The beauty of Bruges is incomparable and unique. Threaded by winding canals, crossed by innumerable old stone bridges, where pink-and-grey walls, tall gables, spired turrets, leaning fronts of mullioned windows rise from old stonepaved quays and garden walls hung with vines and backed by tree tops; cut by narrow streets of ancient houses, with old churches and convents and chapels on every hand and with slender towers lifting over quaint market-places and little squares and sudden gardens, it is a continuous and ever-varying and never-exhausting delight that, so far as I know, finds its rival only in Venice. A city that has shrunken a little within its walls is always more beautiful than one that has burst them and is steadily intruding into the fleeing countryside. That is the difference between the advance of man and that of nature. Ghent, Rome, Nuremberg are kernels of sweetness surrounded by a monstrously expanding rind that is exceeding bitter, but Carcassonne, Rothenburg, Siena, Bruges are so wholly different there is no possibility of comparison. When the houses of an old town seem to huddle a little more closely together, while superfluous walls fall away and the tide of green comes lapping on already moss-grown walls to cover and obliterate the traces man has left of his less successful efforts, then you have something approaching a perfect environment, particularly if, as here, there are innumerable and endless treasures of the best that man can do, now carefully preserved, and growing better the nearer nature comes to touch them with her wand of magic.

Architecturally, Bruges is fifteenth century with a singular consistency—when it isn’t of a century later or, and less conspicuously, of the fourteenth century; not that it matters much, it all hangs together because it is all of one mood and one impulse and one race.
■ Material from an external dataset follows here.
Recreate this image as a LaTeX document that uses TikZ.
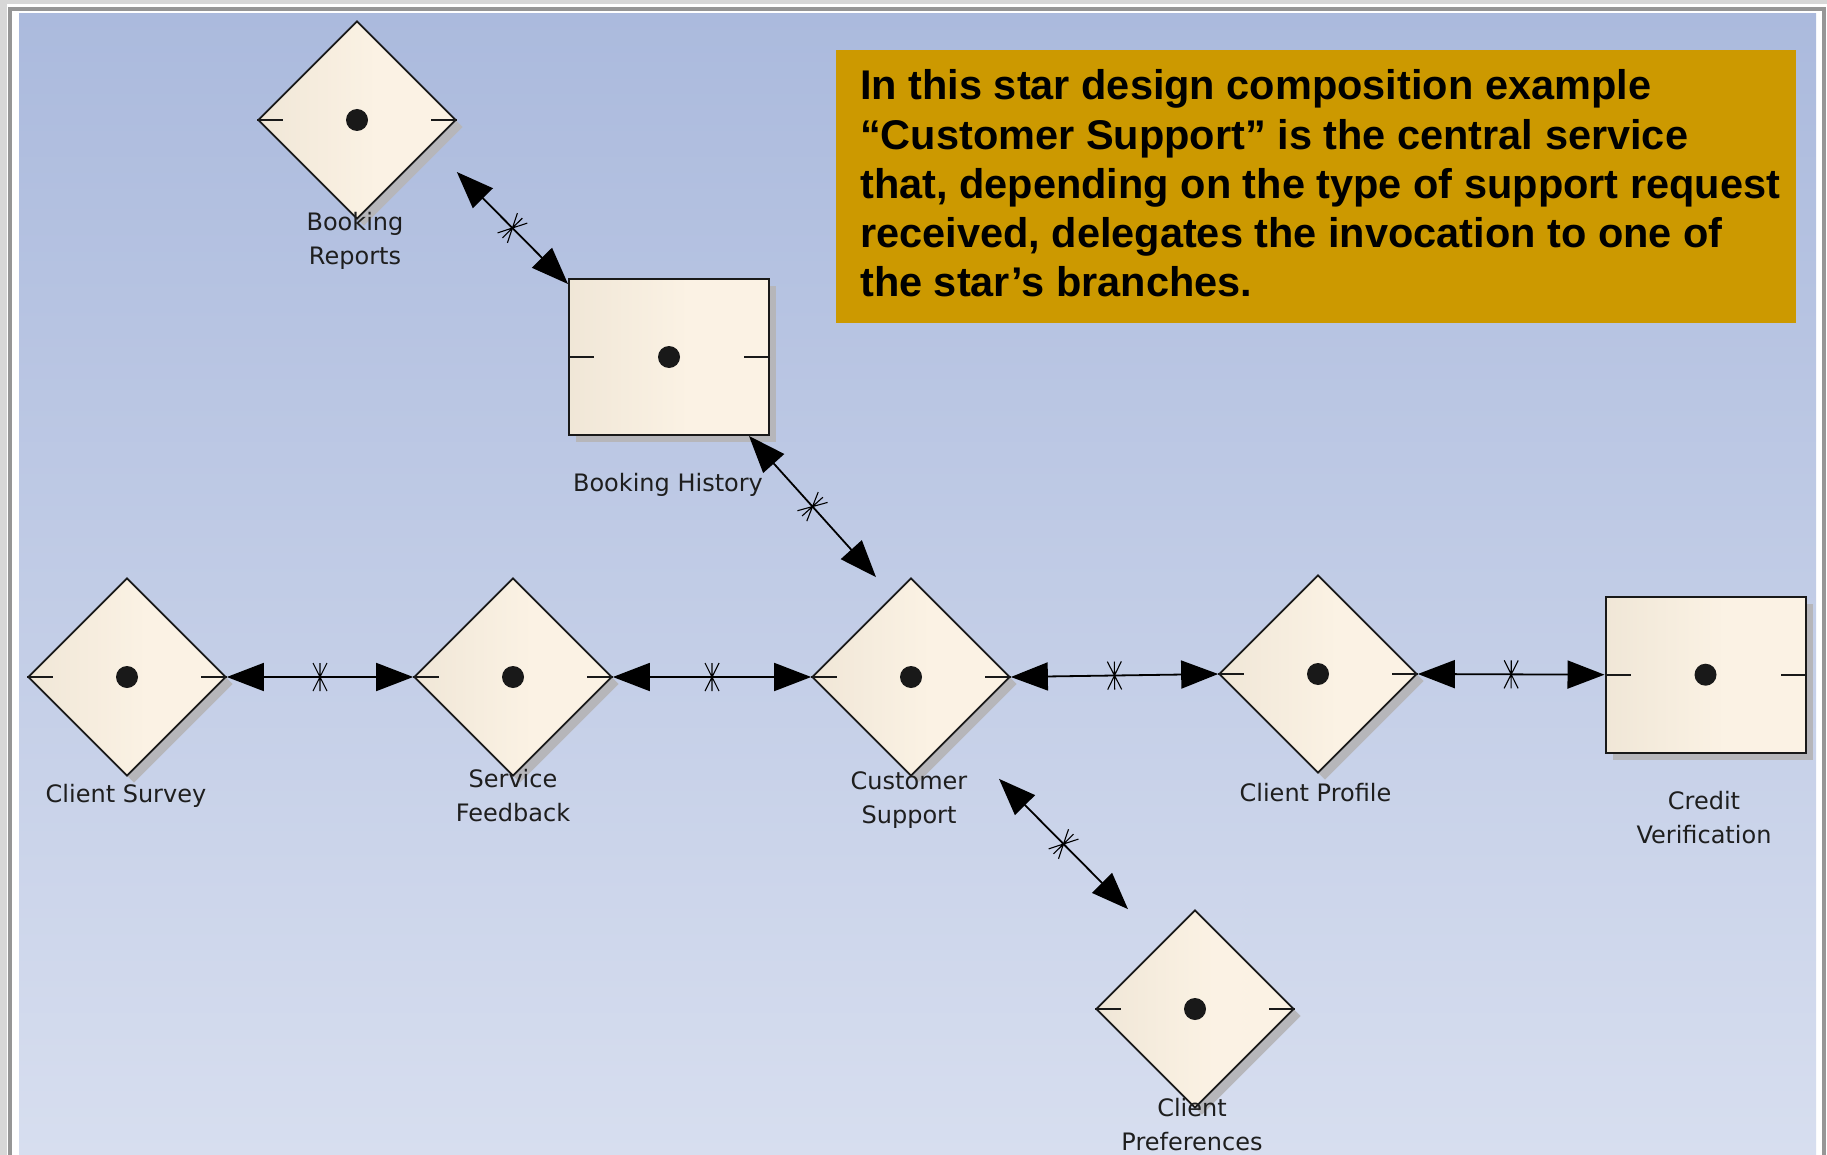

Its Hôtel de Ville, one of the perfect things in architecture, I have spoken of elsewhere; its churches, at least six of them, are each engaging in a different way, and each contains treasures of endless pictures, wood carving, metal work, vestments, gathered from ruined monasteries and churches to take the place of the greater treasures pillaged and destroyed by the Calvinists. Our Lady’s Church, with its curiously beautiful tower and its gem-like porch; the cathedral with its ugly modern tower and its fine interior with all its pictures and treasures of “dinanderie”; the Chapel of the Holy Blood, still fantastic and charming in spite of its sufferings at the hands of the French Revolutionists; St. Jacques, St. Gilles, and the Church of the Holy Sepulchre with its noble tomb of Count Baldwin of Jerusalem and his wife.